- TASK TO COMPLETE
The records underneath are to be repeated exactly, with the pictures left out.

--*--

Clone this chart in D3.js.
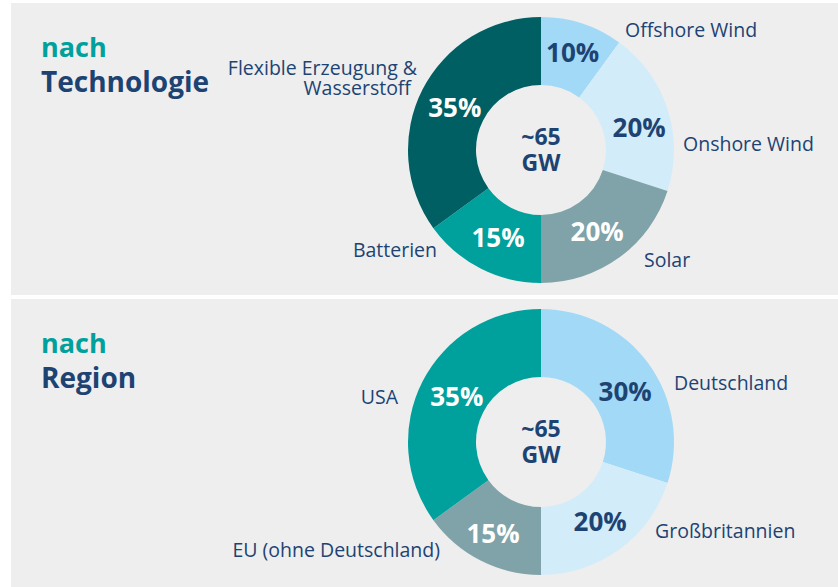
<!DOCTYPE html>
<html>
<head>
<meta charset="utf-8">
<script src="https://cdn.jsdelivr.net/npm/d3@7"></script>
<style>
  body { margin: 0; background: #ffffff; }
  svg { display: block; font-family: "Open Sans", sans-serif; }
</style>
</head>
<body>
<svg id="chart" width="838" height="587"></svg>
<script>
// data - share of ~65 GW
var techNames = ["Offshore Wind", "Onshore Wind", "Solar", "Batterien", "Flexible Erzeugung & Wasserstoff"];
var techValues = [10, 20, 20, 15, 35];
var regionNames = ["Deutschland", "Großbritannien", "EU (ohne Deutschland)", "USA"];
var regionValues = [30, 20, 15, 35];
var totalLabel = ["~65", "GW"];

var techColours = ["#a2d9f7", "#d3ecfa", "#7fa3a8", "#00a19d", "#005f63"];
var regionColours = ["#a2d9f7", "#d3ecfa", "#7fa3a8", "#00a19d"];
var techPctDark = [true, true, false, false, false];
var regionPctDark = [true, true, false, false];

var navy = "#1d4373";
var teal = "#00a19d";
var panelBg = "#eeeeee";

// outer label placement, relative to donut center (lines for multi-line labels)
var techLabelPos = [
    {x: 84, y: -113, anchor: "start", lines: ["Offshore Wind"]},
    {x: 142, y: 1, anchor: "start", lines: ["Onshore Wind"]},
    {x: 103, y: 117, anchor: "start", lines: ["Solar"]},
    {x: -104, y: 107, anchor: "end", lines: ["Batterien"]},
    {x: -124, y: -75, anchor: "end", lines: ["Flexible Erzeugung &", "Wasserstoff"]}
];
var regionLabelPos = [
    {x: 133, y: -52, anchor: "start", lines: ["Deutschland"]},
    {x: 114, y: 96, anchor: "start", lines: ["Großbritannien"]},
    {x: -101, y: 115, anchor: "end", lines: ["EU (ohne Deutschland)"]},
    {x: -143, y: -38, anchor: "end", lines: ["USA"]}
];
// small nudges for the percentage labels (px)
var techPctNudge = [[1, -3], [4, 8], [-2, 2], [2, -1], [2, 3]];
var regionPctNudge = [[4, 8], [1, 0], [-3, 3], [4, 0]];

const svg = d3.select("#chart");
const outerR = 133, innerR = 65;

function drawPanel(y0, h, titleTop, names, values, colours, pctDark, labelPos, nudge, cy) {
    var g = svg.append("g");
    g.append("rect")
        .attr("x", 11).attr("y", y0)
        .attr("width", 838 - 11).attr("height", h)
        .attr("fill", panelBg);

    g.append("text")
        .attr("x", 41).attr("y", y0 + 54)
        .attr("fill", teal)
        .attr("font-size", 27).attr("font-weight", 700)
        .text("nach");
    g.append("text")
        .attr("x", 41).attr("y", y0 + 89)
        .attr("fill", navy)
        .attr("font-size", 28).attr("font-weight", 700)
        .text(titleTop);

    var cx = 541;
    var donut = g.append("g").attr("transform", "translate(" + cx + "," + cy + ")");

    var pie = d3.pie().sort(null).value(d => d.value);
    var arc = d3.arc().innerRadius(innerR).outerRadius(outerR);
    var labelArc = d3.arc().innerRadius(99).outerRadius(99);

    var data = names.map((n, i) => ({name: n, value: values[i], colour: colours[i], dark: pctDark[i], nudge: nudge[i]}));
    var arcs = pie(data);

    donut.selectAll(".slice")
        .data(arcs)
        .enter().append("path")
        .attr("class", "slice")
        .attr("d", arc)
        .attr("fill", d => d.data.colour);

    donut.selectAll(".pct")
        .data(arcs)
        .enter().append("text")
        .attr("class", "pct")
        .attr("transform", d => {
            var c = labelArc.centroid(d);
            return "translate(" + (c[0] + d.data.nudge[0]) + "," + (c[1] + d.data.nudge[1]) + ")";
        })
        .attr("text-anchor", "middle")
        .attr("dy", "0.36em")
        .attr("font-size", 26).attr("font-weight", 700)
        .attr("fill", d => d.data.dark ? navy : "#ffffff")
        .text(d => d.data.value + "%");

    donut.selectAll(".total")
        .data(totalLabel)
        .enter().append("text")
        .attr("class", "total")
        .attr("text-anchor", "middle")
        .attr("x", 0)
        .attr("y", (d, i) => -5 + i * 26)
        .attr("font-size", 23).attr("font-weight", 700)
        .attr("fill", navy)
        .text(d => d);

    // outer category labels
    labelPos.forEach(function (lp) {
        var t = donut.append("text")
            .attr("text-anchor", lp.anchor)
            .attr("fill", navy)
            .attr("font-size", 19.5);
        lp.lines.forEach(function (line, i) {
            t.append("tspan")
                .attr("x", lp.x - (i > 0 ? 6 : 0))
                .attr("y", lp.y + i * 20)
                .text(line);
        });
    });
}

drawPanel(3, 292, "Technologie", techNames, techValues, techColours, techPctDark, techLabelPos, techPctNudge, 150);
drawPanel(299, 288, "Region", regionNames, regionValues, regionColours, regionPctDark, regionLabelPos, regionPctNudge, 442);
</script>
</body>
</html>
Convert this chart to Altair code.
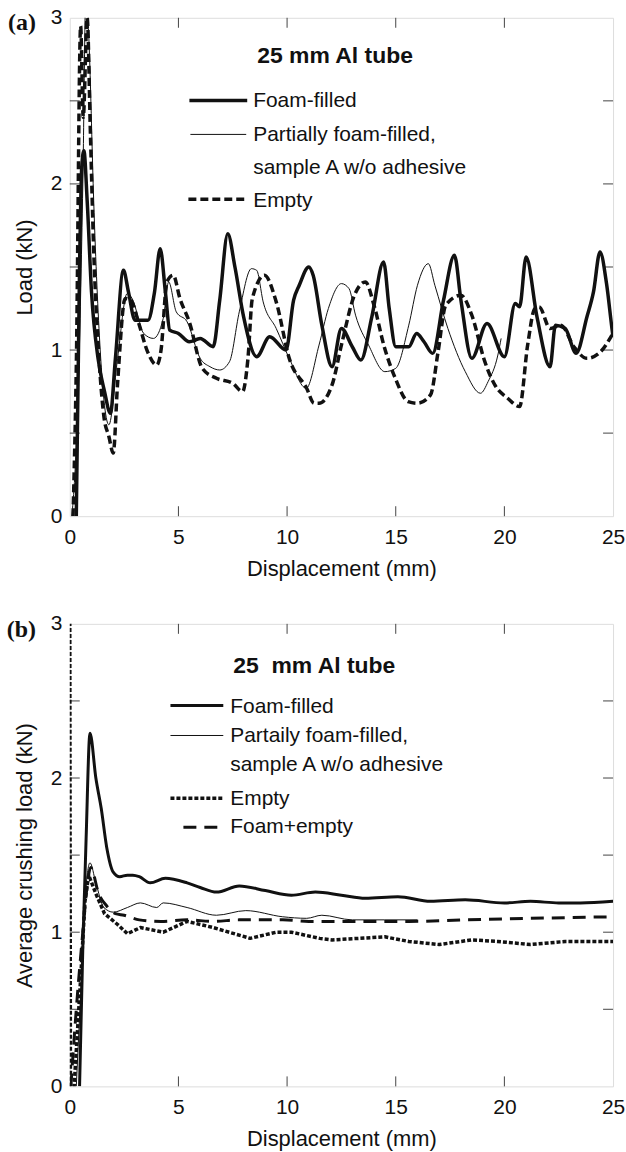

--*--

- TASK RESPONSE
Clone this chart in D3.js.
<!DOCTYPE html>
<html>
<head>
<meta charset="utf-8">
<script src="https://cdn.jsdelivr.net/npm/d3@7"></script>
<style>
  body { margin: 0; background: #ffffff; }
  svg { display: block; font-family: "Open Sans", sans-serif; }
</style>
</head>
<body>
<svg id="chart" width="838" height="587"></svg>
<script>
// data - share of ~65 GW
var techNames = ["Offshore Wind", "Onshore Wind", "Solar", "Batterien", "Flexible Erzeugung & Wasserstoff"];
var techValues = [10, 20, 20, 15, 35];
var regionNames = ["Deutschland", "Großbritannien", "EU (ohne Deutschland)", "USA"];
var regionValues = [30, 20, 15, 35];
var totalLabel = ["~65", "GW"];

var techColours = ["#a2d9f7", "#d3ecfa", "#7fa3a8", "#00a19d", "#005f63"];
var regionColours = ["#a2d9f7", "#d3ecfa", "#7fa3a8", "#00a19d"];
var techPctDark = [true, true, false, false, false];
var regionPctDark = [true, true, false, false];

var navy = "#1d4373";
var teal = "#00a19d";
var panelBg = "#eeeeee";

// outer label placement, relative to donut center (lines for multi-line labels)
var techLabelPos = [
    {x: 84, y: -113, anchor: "start", lines: ["Offshore Wind"]},
    {x: 142, y: 1, anchor: "start", lines: ["Onshore Wind"]},
    {x: 103, y: 117, anchor: "start", lines: ["Solar"]},
    {x: -104, y: 107, anchor: "end", lines: ["Batterien"]},
    {x: -124, y: -75, anchor: "end", lines: ["Flexible Erzeugung &", "Wasserstoff"]}
];
var regionLabelPos = [
    {x: 133, y: -52, anchor: "start", lines: ["Deutschland"]},
    {x: 114, y: 96, anchor: "start", lines: ["Großbritannien"]},
    {x: -101, y: 115, anchor: "end", lines: ["EU (ohne Deutschland)"]},
    {x: -143, y: -38, anchor: "end", lines: ["USA"]}
];
// small nudges for the percentage labels (px)
var techPctNudge = [[1, -3], [4, 8], [-2, 2], [2, -1], [2, 3]];
var regionPctNudge = [[4, 8], [1, 0], [-3, 3], [4, 0]];

const svg = d3.select("#chart");
const outerR = 133, innerR = 65;

function drawPanel(y0, h, titleTop, names, values, colours, pctDark, labelPos, nudge, cy) {
    var g = svg.append("g");
    g.append("rect")
        .attr("x", 11).attr("y", y0)
        .attr("width", 838 - 11).attr("height", h)
        .attr("fill", panelBg);

    g.append("text")
        .attr("x", 41).attr("y", y0 + 54)
        .attr("fill", teal)
        .attr("font-size", 27).attr("font-weight", 700)
        .text("nach");
    g.append("text")
        .attr("x", 41).attr("y", y0 + 89)
        .attr("fill", navy)
        .attr("font-size", 28).attr("font-weight", 700)
        .text(titleTop);

    var cx = 541;
    var donut = g.append("g").attr("transform", "translate(" + cx + "," + cy + ")");

    var pie = d3.pie().sort(null).value(d => d.value);
    var arc = d3.arc().innerRadius(innerR).outerRadius(outerR);
    var labelArc = d3.arc().innerRadius(99).outerRadius(99);

    var data = names.map((n, i) => ({name: n, value: values[i], colour: colours[i], dark: pctDark[i], nudge: nudge[i]}));
    var arcs = pie(data);

    donut.selectAll(".slice")
        .data(arcs)
        .enter().append("path")
        .attr("class", "slice")
        .attr("d", arc)
        .attr("fill", d => d.data.colour);

    donut.selectAll(".pct")
        .data(arcs)
        .enter().append("text")
        .attr("class", "pct")
        .attr("transform", d => {
            var c = labelArc.centroid(d);
            return "translate(" + (c[0] + d.data.nudge[0]) + "," + (c[1] + d.data.nudge[1]) + ")";
        })
        .attr("text-anchor", "middle")
        .attr("dy", "0.36em")
        .attr("font-size", 26).attr("font-weight", 700)
        .attr("fill", d => d.data.dark ? navy : "#ffffff")
        .text(d => d.data.value + "%");

    donut.selectAll(".total")
        .data(totalLabel)
        .enter().append("text")
        .attr("class", "total")
        .attr("text-anchor", "middle")
        .attr("x", 0)
        .attr("y", (d, i) => -5 + i * 26)
        .attr("font-size", 23).attr("font-weight", 700)
        .attr("fill", navy)
        .text(d => d);

    // outer category labels
    labelPos.forEach(function (lp) {
        var t = donut.append("text")
            .attr("text-anchor", lp.anchor)
            .attr("fill", navy)
            .attr("font-size", 19.5);
        lp.lines.forEach(function (line, i) {
            t.append("tspan")
                .attr("x", lp.x - (i > 0 ? 6 : 0))
                .attr("y", lp.y + i * 20)
                .text(line);
        });
    });
}

drawPanel(3, 292, "Technologie", techNames, techValues, techColours, techPctDark, techLabelPos, techPctNudge, 150);
drawPanel(299, 288, "Region", regionNames, regionValues, regionColours, regionPctDark, regionLabelPos, regionPctNudge, 442);
</script>
</body>
</html>
Convert this chart to Altair code.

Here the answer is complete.